Wow. There are some posters on here with real issues. I feel sorry for their daughters. This is how women end up in abusive relationships, scared to say anything for fear of rocking the boat or being seen as not 'knowing their place'.

An eye-opener and a very sad one.

Aeroflotgirl · 14/03/2014 12:08

No lovecat, the girl was rude to the dp, she should show respect, but of course of she is has anything that is bothering her she should be able to tell her mum. I am sure many of us were nit rude like op dd, but who are not in abusive relationships Hmm. Yes she is a child and should be allowed to be without having to worry about op and her partners parenting! They should sort it out!

ThePost · 14/03/2014 12:08

Look, OP, if you're pissed off with your DP, his phone usage and general disengagement with the children, say so. Don't use your DD as a shield. You know if he's pulling his weight or if your DD is being a drama llama, you know if your DD has a right to be annoyed at his lack of interest or not, you know if he's helping out enough at home or not. Don't make your DD bear that burden.
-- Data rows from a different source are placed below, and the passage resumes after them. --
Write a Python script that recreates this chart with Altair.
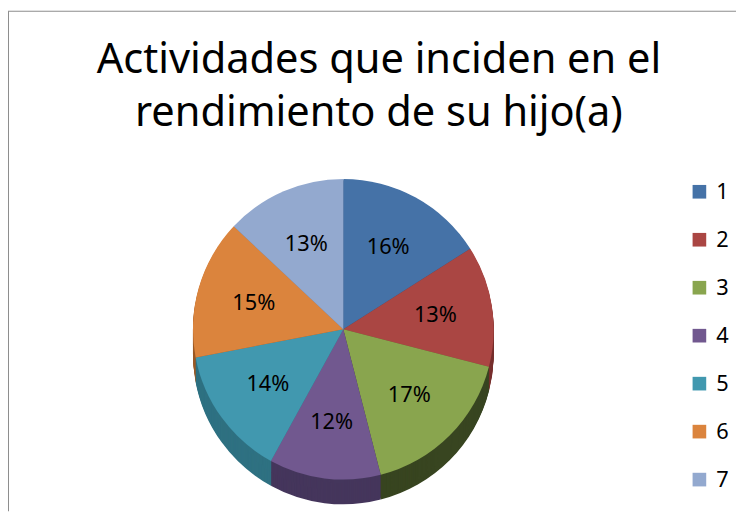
import altair as alt
import pandas as pd

categories = ["1", "2", "3", "4", "5", "6", "7"]
percent = [16, 13, 17, 12, 14, 15, 13]
top_colors = ["#4572A7", "#AA4643", "#89A54E", "#71588F", "#4198AF", "#DB843D", "#93A9CF"]
side_colors = ["#2F4F77", "#78302E", "#384520", "#45365C", "#2F7182", "#9C5A27", "#67789A"]
title_lines = ["Actividades que inciden en el", "rendimiento de su hijo(a)"]

df = pd.DataFrame({"cat": categories, "pct": percent, "idx": list(range(len(categories)))})

W, H = 736, 506
CX, CY = 339, 322
R = 152
DEPTH = 25

base = alt.Chart(df).transform_calculate(label="datum.pct + '%'")

theta = alt.Theta("pct:Q", stack=True)
order = alt.Order("idx:Q")

layers = []
# chart-area frame (left and top edges; the rest lies outside the picture)
frame = alt.Chart(pd.DataFrame({"k": [0]}))
layers.append(frame.mark_rule(color="#8C8C8C", strokeWidth=1).encode(
    x=alt.value(0.5), y=alt.value(0.5), y2=alt.value(H)))
layers.append(frame.mark_rule(color="#8C8C8C", strokeWidth=1).encode(
    x=alt.value(0), x2=alt.value(W), y=alt.value(0.5)))

# side (depth) layers
for d in range(DEPTH, 0, -1):
    layers.append(
        base.mark_arc(outerRadius=R, stroke=None).encode(
            theta=theta,
            order=order,
            color=alt.Color("cat:N", scale=alt.Scale(domain=categories, range=side_colors), legend=None),
            x=alt.value(CX),
            y=alt.value(CY + d),
        )
    )

top = base.mark_arc(outerRadius=R).encode(
    theta=theta,
    order=order,
    color=alt.Color(
        "cat:N",
        scale=alt.Scale(domain=categories, range=top_colors),
        legend=alt.Legend(
            title=None,
            orient="none",
            legendX=688,
            legendY=172,
            symbolType="square",
            symbolSize=190,
            symbolStrokeWidth=0,
            labelFontSize=22,
            labelFont="Noto Sans",
            labelColor="#000000",
            rowPadding=26.5,
            labelOffset=6,
        ),
    ),
    x=alt.value(CX),
    y=alt.value(CY),
)

text = base.mark_text(radius=R * 0.62, fontSize=22, font="Noto Sans", color="#000000").encode(
    theta=theta,
    order=order,
    text="label:N",
    x=alt.value(CX),
    y=alt.value(CY),
)

chart = (
    alt.layer(*layers, top, text)
    .properties(
        width=W,
        height=H,
        padding=0,
        autosize=alt.AutoSizeParams(type="none"),
        title=alt.TitleParams(
            text=title_lines,
            fontSize=42,
            font="Noto Sans",
            fontWeight="normal",
            color="#000000",
            anchor="middle",
            dx=7,
            dy=16,
            lineHeight=54,
            offset=-110,
            orient="top",
        ),
    )
    .resolve_scale(color="independent")
    .configure_view(stroke=None)
)

chart.save("out.html", embed_options={"renderer": "svg", "actions": False})
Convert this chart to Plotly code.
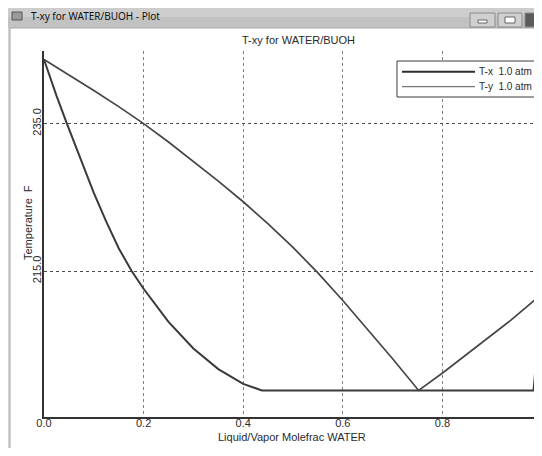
import plotly.graph_objects as go

# ---- data ----
liq_x = [0.0, 0.025, 0.046, 0.075, 0.10, 0.125, 0.15, 0.176, 0.20, 0.25, 0.30, 0.35, 0.40, 0.4375, 0.983, 1.0]
liq_T = [243.7, 238.8, 235.0, 229.8, 225.6, 221.7, 218.1, 215.0, 212.6, 208.1, 204.5, 201.7, 199.7, 198.8, 198.8, 211.9]
vap_x = [0.0, 0.05, 0.10, 0.15, 0.20, 0.25, 0.30, 0.35, 0.40, 0.45, 0.50, 0.55, 0.60, 0.65, 0.70, 0.7523, 0.803, 0.937, 1.0]
vap_T = [243.7, 241.65, 239.5, 237.3, 235.0, 232.5, 229.9, 227.2, 224.4, 221.4, 218.2, 214.75, 211.0, 207.1, 203.1, 198.8, 201.3, 208.3, 211.9]

x_ticks = [0.0, 0.2, 0.4, 0.6, 0.8, 1.0]
x_ticklabels = ["0.0", "0.2", "0.4", "0.6", "0.8", "1.0"]
y_ticks = [215, 235]
y_ticklabels = ["215.0", "235.0"]

# page body has an 8px margin: the figure is drawn offset by (8, 8) in the window
OX, OY = 8, 8
W, H = 534, 440
ML, MR, MT, MB = 36, 0, 43, 31
PW, PH = W - ML - MR, H - MT - MB


def px(x):  # window (reference) pixel x -> paper
    return (x - OX - ML) / PW


def py(y):  # window (reference) pixel y -> paper
    return (H - MB - (y - OY)) / PH


FONT = "Liberation Sans, Arial, sans-serif"
TXT = "#2a2a2a"

fig = go.Figure()
fig.add_trace(go.Scatter(x=liq_x, y=liq_T, mode="lines", name="T-x  1.0 atm",
                         line=dict(color="#3a3a3a", width=2), showlegend=False))
fig.add_trace(go.Scatter(x=vap_x, y=vap_T, mode="lines", name="T-y  1.0 atm",
                         line=dict(color="#454545", width=1.7), showlegend=False))

shapes = []


def rect(x0, x1, y0, y1, fill, line=None, layer="below"):
    shapes.append(dict(type="rect", xref="paper", yref="paper", x0=px(x0), x1=px(x1), y0=py(y0), y1=py(y1),
                       fillcolor=fill, line=line or dict(width=0), layer=layer))


# window chrome
rect(-20, W + 30, -20, H + 60, "#d4d4d4")
rect(-20, W + 30, 4, 6, "#7a7a7a")
rect(-20, W + 30, 6, 17, "#cdcdcd")
rect(-20, W + 30, 17, 28, "#c2c2c2")
rect(10, W + 30, 28, 451, "white", dict(color="#a8a8a8", width=1))
# icon
rect(12, 22, 12, 20, "#9a9a9a", dict(color="#555555", width=1))
# buttons
for x0, x1, fc in [(470, 495, "#d0d0d0"), (498, 522, "#d0d0d0"), (525, 560, "#5c5c5c")]:
    rect(x0, x1, 13, 27, fc, dict(color="#8a8a8a", width=1))
rect(478, 487, 20, 23, "#ffffff", dict(color="#666", width=1))
rect(505, 515, 17, 23, "#ffffff", dict(color="#666", width=1))

# legend box
rect(397, 560, 61, 97, "white", dict(color="#3a3a3a", width=1), layer="above")
shapes.append(dict(type="line", xref="paper", yref="paper", x0=px(402), x1=px(475), y0=py(71.7), y1=py(71.7),
                   line=dict(color="#2e2e2e", width=2), layer="above"))
shapes.append(dict(type="line", xref="paper", yref="paper", x0=px(402), x1=px(475), y0=py(86.7), y1=py(86.7),
                   line=dict(color="#555555", width=1), layer="above"))

annotations = [
    dict(text="T-xy for WATER/BUOH - Plot", xref="paper", yref="paper", x=px(29), y=py(16),
         xanchor="left", yanchor="middle", showarrow=False,
         font=dict(family="Noto Sans, DejaVu Sans, sans-serif", size=10, color="#111111")),
    dict(text="T-xy for WATER/BUOH", xref="paper", yref="paper", x=px(298), y=py(40),
         xanchor="center", yanchor="middle", showarrow=False, font=dict(family=FONT, size=11, color=TXT)),
    dict(text="Liquid/Vapor Molefrac WATER", xref="paper", yref="paper", x=px(292), y=py(437),
         xanchor="center", yanchor="middle", showarrow=False, font=dict(family=FONT, size=11, color=TXT)),
    dict(text="Temperature  F", xref="paper", yref="paper", x=px(28), y=py(223), textangle=-90,
         xanchor="center", yanchor="middle", showarrow=False, font=dict(family=FONT, size=11, color=TXT)),
    dict(text="T-x  1.0 atm", xref="paper", yref="paper", x=px(477), y=py(71.7),
         xanchor="left", yanchor="middle", showarrow=False, font=dict(family=FONT, size=10, color=TXT)),
    dict(text="T-y  1.0 atm", xref="paper", yref="paper", x=px(477), y=py(86.7),
         xanchor="left", yanchor="middle", showarrow=False, font=dict(family=FONT, size=10, color=TXT)),
]

fig.update_layout(
    width=W, height=H,
    margin=dict(l=ML, r=MR, t=MT, b=MB, pad=0),
    paper_bgcolor="#d4d4d4",
    plot_bgcolor="white",
    shapes=shapes,
    annotations=annotations,
    showlegend=False,
    font=dict(family=FONT, size=11, color=TXT),
)
fig.update_xaxes(
    range=[0, 1.0], tickvals=x_ticks, ticktext=x_ticklabels, ticks="", ticklabelstandoff=-5,
    showgrid=True, gridcolor="#808080", griddash="dot", gridwidth=1,
    showline=True, linecolor="#333333", linewidth=1.5, zeroline=False,
    tickfont=dict(family=FONT, size=11, color=TXT),
)
fig.update_yaxes(
    range=[195.2, 244.85], tickvals=y_ticks, ticktext=y_ticklabels, ticks="", tickangle=-90,
    ticklabelstandoff=-3,
    showgrid=True, gridcolor="#4a4a4a", griddash="dot", gridwidth=1,
    showline=True, linecolor="#333333", linewidth=1.5, zeroline=False,
    tickfont=dict(family=FONT, size=11, color=TXT),
)

fig.write_html("out.html")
Aeroflotgirl · 14/03/2014 12:08

Mistressceecee has it spot on!

feathermucker · 14/03/2014 12:15

It may be a good idea to give your DD chance to express herself and encourage this, so she doesn't build it up to a point where it all explodes.

This does need sorting though.

My son, who is 7, told me last night that I made him feel lonely asi don't play with him very much. Also mentioned phone use. I was mortified, but we talked about it and im going to work very hard on it. Playing with him, daft as it may sound, doesn't come easy to me.

NurseyWursey · 14/03/2014 12:15

lovecat sorry but that's emotive and insulting to all of us who think the girl is being rude. I'd say the exact same thing if this were a boy doing the same.